Home > Bart Beaty's Conversational Euro-Comics

Meder, Jean-Christophe Menu
posted September 20, 2005


A real blast from the past, Meder (L'Association) is a republication of Jean-Christophe Menu's 1988 book from Futuropolis. His second book, Meder collected a series of mostly single-page mute strips (there is some dialogue, but it generally consists solely of crazed grunting) originally published in fanzines between 1984 and 1986. Why bring it back now, unchanged save for a slick new hot pink cover? The answer to that can be found on the title page, with the dedication (to Paul Carali and Etienne Robial), and the note that "The first edition of Meder was published in the 'Gros Nez' Collection by Futuropolis (1972-1994) in November 1988." This sentence, and the republication of the book, are a shot across the bow of the new, non-Robial directed, Futuropolis, which Menu dubbed Fauxturopolis in his essay, Plates-Bandes. So with this book, Menu makes a statement: L'Association is the true heir to the Futuropolis legacy, and this new venture can not revive that which has, sadly, passed away.

But what about the book? Can it be brought into the present, full of life and vigor? Well, no one will confuse this work with Menu's best. This is the work of a young, angry cartoonist out to knock the (comics) world on its ass. The strips are invariably the same. Meder, a mental patient, escapes from his asylum and beats the living hell out of someone or something. Typical is a strip in which a nun helps a blind man across the street. Meder follows the man, pushes him under a truck, steals his cane, and returns to beat the nun to death with it. The end. It's all like that: Meder decapitates politicians, kills dogs, and stuffs vegetable vendors up his ass. It's not for nothing that the character's name is a variation on the French word for "shit". It's all very much the product of a mid-1980s fanzine sensibility, and it never really gets smart (although the last two strips come close). It may still hold some appeal to fans of artists like Johnny Ryan.

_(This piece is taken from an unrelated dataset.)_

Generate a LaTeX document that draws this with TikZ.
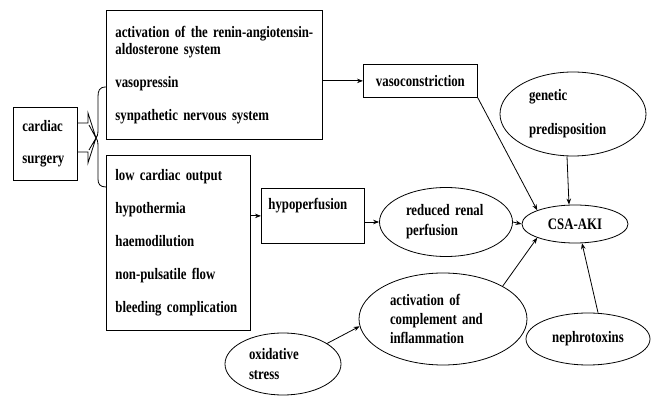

Generally, what one finds in the book is a cartoonist struggling to come into his own, and occasionally managing to do so. The art improves steadily throughout the short book, although it never becomes truly polished. You can feel Menu growing here, and trying new things. His style, like many cartoonists in the 1980s, relied heavily on zipatone. Meder in the bath accomplishes a decent gag through the changing use of zipatone screens, and the whole thing made me kind of nostalgic for that lost aesthetic. Nonetheless, the work does have a somewhat dated feel to it (not the least because Menu has done so much better subsequent work), and reading Meder will be somewhat akin to relistening to old post-punk albums: great for the nostalgic, possibly tone-deaf for the newcomer.